When Nintendo released the NES Classic in 2016 and the SNES Classic in 2017, I stubbornly abstained. After all, I’d already played most of the games on both miniature systems countless times, and I still own both of the full-sized game consoles on which they were based. Simply as nostalgia acts, the systems didn’t really appeal to me.

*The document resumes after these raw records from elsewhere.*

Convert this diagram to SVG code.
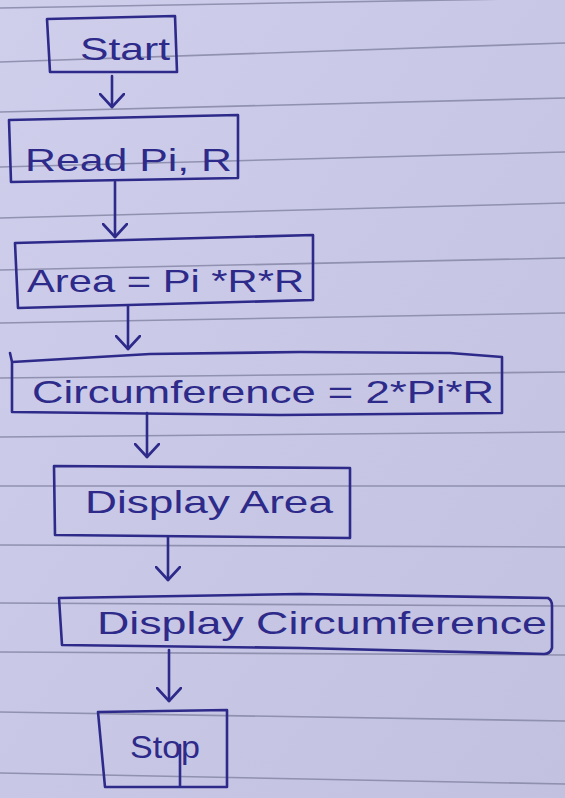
<svg xmlns="http://www.w3.org/2000/svg" width="565" height="798" viewBox="0 0 565 798">
<defs>
<linearGradient id="paper" x1="0" y1="0" x2="1" y2="1">
<stop offset="0" stop-color="#cfcfec"/>
<stop offset="0.5" stop-color="#c8c7e6"/>
<stop offset="1" stop-color="#c2c1df"/>
</linearGradient>
<marker id="head" viewBox="0 0 16 26" refX="14" refY="13" markerWidth="16" markerHeight="26" markerUnits="userSpaceOnUse" orient="auto">
<path d="M1,1 L14,13 L1,25" fill="none" stroke="#2d2a8a" stroke-width="2.6" stroke-linecap="round" stroke-linejoin="round"/>
</marker>
<style>
.rule{stroke:#8686a6;stroke-width:1.6;fill:none;opacity:0.85}
.box{fill:none;stroke:#2d2a8a;stroke-width:2.6;stroke-linejoin:round;stroke-linecap:round}
.lbl{font-family:"Liberation Sans","DejaVu Sans",sans-serif;fill:#2d2a8a;font-size:32px}
.conn{stroke:#2d2a8a;stroke-width:2.6;fill:none;stroke-linecap:round}
</style>
</defs>
<rect width="565" height="798" fill="url(#paper)"/>
<g id="paper-lines">
<path class="rule" d="M0,8 L565,-2"/>
<path class="rule" d="M0,62 L565,43"/>
<path class="rule" d="M0,112 L565,98"/>
<path class="rule" d="M0,167 L565,152"/>
<path class="rule" d="M0,218 L565,203"/>
<path class="rule" d="M0,270 L565,258"/>
<path class="rule" d="M0,323 L565,313"/>
<path class="rule" d="M0,378 L565,372"/>
<path class="rule" d="M0,437 L565,432"/>
<path class="rule" d="M0,486 L565,486"/>
<path class="rule" d="M0,545 L565,547"/>
<path class="rule" d="M0,603 L565,606"/>
<path class="rule" d="M0,652 L565,655"/>
<path class="rule" d="M0,712 L565,721"/>
<path class="rule" d="M0,773 L565,784"/>
</g>
<g id="connectors">
<path class="conn" d="M112,76 L112,107" marker-end="url(#head)"/>
<path class="conn" d="M115,182 L115,237" marker-end="url(#head)"/>
<path class="conn" d="M128,306 L128,349" marker-end="url(#head)"/>
<path class="conn" d="M147,413 L147,457" marker-end="url(#head)"/>
<path class="conn" d="M168,537 L168,580" marker-end="url(#head)"/>
<path class="conn" d="M169,650 L169,701" marker-end="url(#head)"/>
</g>
<g id="start">
<path class="box" d="M47,19 L175,16 L177,72 L50,72 Z"/>
<text class="lbl" x="80" y="60" textLength="90" lengthAdjust="spacingAndGlyphs">Start</text>
</g>
<g id="read">
<path class="box" d="M9,120 L238,115 L238,178 L11,182 Z"/>
<text class="lbl" x="25" y="171" textLength="207" lengthAdjust="spacingAndGlyphs">Read Pi, R</text>
</g>
<g id="area">
<path class="box" d="M15,243 L313,235 L313,300 L18,308 Z"/>
<text class="lbl" x="27" y="292" textLength="277" lengthAdjust="spacingAndGlyphs">Area = Pi *R*R</text>
</g>
<g id="circumference">
<path class="box" d="M10,353 L12,362 M12,362 L150,354 L300,352 L450,353 L502,357 L502,413 L280,415 L12,412 Z"/>
<text class="lbl" x="32" y="403" textLength="462" lengthAdjust="spacingAndGlyphs">Circumference = 2*Pi*R</text>
</g>
<g id="display-area">
<path class="box" d="M54,466 L350,468 L350,538 L55,535 Z"/>
<text class="lbl" x="85" y="513" font-size="34" textLength="248" lengthAdjust="spacingAndGlyphs">Display Area</text>
</g>
<g id="display-circumference">
<path class="box" d="M59,598 L300,594 L548,598 Q552,600 552,606 L552,648 Q550,654 544,654 L300,648 L62,645 Z"/>
<text class="lbl" x="97" y="634" font-size="30" textLength="450" lengthAdjust="spacingAndGlyphs">Display Circumference</text>
</g>
<g id="stop">
<path class="box" d="M98,712 L227,710 L227,787 L105,787 Z M180,745 L180,787"/>
<text class="lbl" x="130" y="758" font-size="30" textLength="70" lengthAdjust="spacingAndGlyphs">Stop</text>
</g>
</svg>
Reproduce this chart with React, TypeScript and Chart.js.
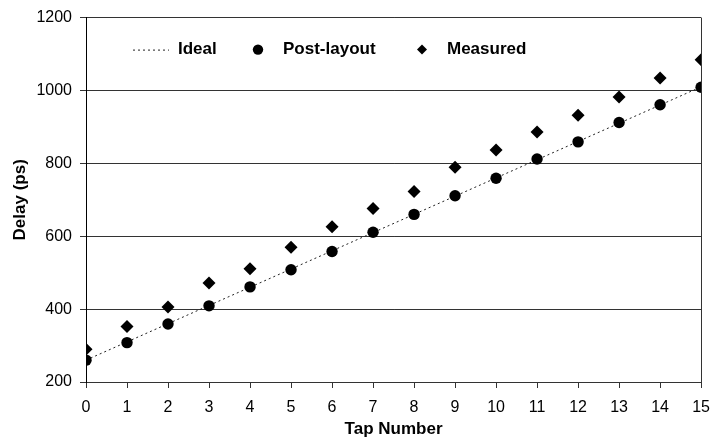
import React, { useEffect, useRef } from "react";
import { Chart, registerables } from "chart.js";

Chart.register(...registerables);

const taps = [0, 1, 2, 3, 4, 5, 6, 7, 8, 9, 10, 11, 12, 13, 14, 15];
const postLayout = [260, 308, 359, 409, 461, 508, 558, 611, 660, 711, 759, 812, 859, 912, 961, 1009];
const measured = [290, 352, 406, 472, 511, 570, 626, 676, 723, 789, 837, 886, 932, 982, 1034, 1084];
const idealTaps = [0, 15];
const idealDelay = [260, 1010];
const yTicks = [200, 400, 600, 800, 1000, 1200];
const legendLabels = ["Ideal", "Post-layout", "Measured"];

const FONT = "'Liberation Sans', Arial, Helvetica, sans-serif";

const framePlugin = {
  id: "frameAndLegend",
  afterDraw(chart: any) {
    const { ctx, chartArea } = chart;
    ctx.save();
    // right border
    ctx.strokeStyle = "#333";
    ctx.lineWidth = 1;
    ctx.beginPath();
    ctx.moveTo(Math.round(chartArea.right) + 0.5, chartArea.top);
    ctx.lineTo(Math.round(chartArea.right) + 0.5, chartArea.bottom);
    ctx.stroke();

    // legend inside plot
    const y = chartArea.top + 32;
    const l = chartArea.left;
    ctx.fillStyle = "#000";
    ctx.font = `bold 17px ${FONT}`;
    ctx.textBaseline = "middle";
    ctx.textAlign = "left";
    // ideal sample
    ctx.strokeStyle = "#222";
    ctx.setLineDash([2, 3]);
    ctx.beginPath();
    ctx.moveTo(l + 47, y + 0.5);
    ctx.lineTo(l + 83, y + 0.5);
    ctx.stroke();
    ctx.setLineDash([]);
    ctx.fillText(legendLabels[0], l + 92, y);
    // circle
    ctx.beginPath();
    ctx.arc(l + 172, y, 5.2, 0, Math.PI * 2);
    ctx.fill();
    ctx.fillText(legendLabels[1], l + 197, y);
    // diamond
    const dx = l + 336;
    const r = 5;
    ctx.beginPath();
    ctx.moveTo(dx, y - r);
    ctx.lineTo(dx + r, y);
    ctx.lineTo(dx, y + r);
    ctx.lineTo(dx - r, y);
    ctx.closePath();
    ctx.fill();
    ctx.fillText(legendLabels[2], l + 361, y);
    ctx.restore();
  },
};

export default function App() {
  const ref = useRef<HTMLCanvasElement>(null);
  useEffect(() => {
    if (!ref.current) return;
    const chart = new Chart(ref.current, {
      type: "scatter",
      data: {
        datasets: [
          {
            label: "Post-layout",
            data: taps.map((t, i) => ({ x: t, y: postLayout[i] })),
            pointStyle: "circle",
            pointRadius: 5.7,
            backgroundColor: "#000",
            borderColor: "#000",
            borderWidth: 0,
            order: 1,
          },
          {
            label: "Measured",
            data: taps.map((t, i) => ({ x: t, y: measured[i] })),
            pointStyle: "rectRot",
            pointRadius: 6.5,
            backgroundColor: "#000",
            borderColor: "#000",
            borderWidth: 0,
            order: 0,
          },
          {
            label: "Ideal",
            type: "line",
            data: idealTaps.map((t, i) => ({ x: t, y: idealDelay[i] })),
            borderColor: "#222",
            borderWidth: 1,
            borderDash: [2, 3],
            pointRadius: 0,
            showLine: true,
            fill: false,
            order: 2,
          } as any,
        ],
      },
      options: {
        responsive: false,
        animation: false,
        layout: { padding: { top: 15, right: 11, left: 0, bottom: 0 } },
        plugins: {
          legend: { display: false },
          tooltip: { enabled: false },
        },
        scales: {
          x: {
            type: "linear",
            min: 0,
            max: 15,
            afterFit: (s: any) => {
              s.height = 60;
            },
            ticks: {
              stepSize: 1,
              color: "#000",
              padding: 10,
              font: { family: FONT, size: 16 },
              callback: (v: any) => String(v),
            },
            grid: {
              drawOnChartArea: false,
              drawTicks: true,
              tickLength: 6,
              color: "#333",
            },
            border: { display: true, color: "#333", width: 1 },
            title: {
              display: true,
              text: "Tap Number",
              color: "#000",
              font: { family: FONT, size: 17, weight: "bold" },
              padding: { top: 0, bottom: 2 },
            },
          },
          y: {
            type: "linear",
            min: 200,
            max: 1200,
            afterFit: (s: any) => {
              s.width = 86;
            },
            afterBuildTicks: (s: any) => {
              s.ticks = yTicks.map((v) => ({ value: v }));
            },
            ticks: {
              color: "#000",
              padding: 8,
              font: { family: FONT, size: 16 },
              callback: (v: any) => String(v),
            },
            grid: {
              drawOnChartArea: true,
              drawTicks: true,
              tickLength: 6,
              color: "#333",
            },
            border: { display: true, color: "#000", width: 1 },
            title: {
              display: true,
              text: "Delay (ps)",
              color: "#000",
              font: { family: FONT, size: 17, weight: "bold" },
              padding: { top: 10, bottom: 0 },
            },
          },
        },
      },
      plugins: [framePlugin],
    });
    return () => chart.destroy();
  }, []);
  return (
    <div style={{ position: "fixed", left: 0, top: 0, width: 720, height: 442, background: "#fff" }}>
      <canvas ref={ref} width={720} height={442} style={{ width: 720, height: 442 }} />
    </div>
  );
}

But something about the newly announced Game & Watch: Super Mario Bros. is different. The handheld gaming system, which will launch on November 13 for $50, is modeled after the Game & Watch LCD handhelds that Nintendo started making in 1980, before it entered the home console business. But instead of just running crude monochrome games, it’ll play the original Super Mario Bros., along with the much harder Super Mario Bros.: The Lost Levels, which was known as Super Mario Bros. 2 in Japan. (It will, however, include a version of the old Game & Watch: Ball LCD game, starring Mario instead of Mr. Game & Watch.) The handheld will also offer a digital clock mode, with occasional animations of Mario in action.
Nintendo is announcing this now as part of a 35th-anniversary celebration for Mario. The celebration will also include a remastered package of 3D Mario games for the Nintendo Switch and a “Deluxe” Switch version of Super Mario 3D World, which originally launched on Nintendo’s failed Wii U console.
Why is Game & Watch: Super Mario Bros. scratching an itch for me that Nintendo’s other miniature gaming tchotchkes haven’t? Maybe because it feels more exceptional than just a shrunken-down home console, or because it makes Mario even more accessible than a system you have to plug into your TV. Or maybe I just like the idea of propping up a Mario-themed digital clock on my desk. In any case, Nintendo’s appeals to nostalgia finally got me, sight unseen. The only question is when the company will start taking pre-orders on the thing.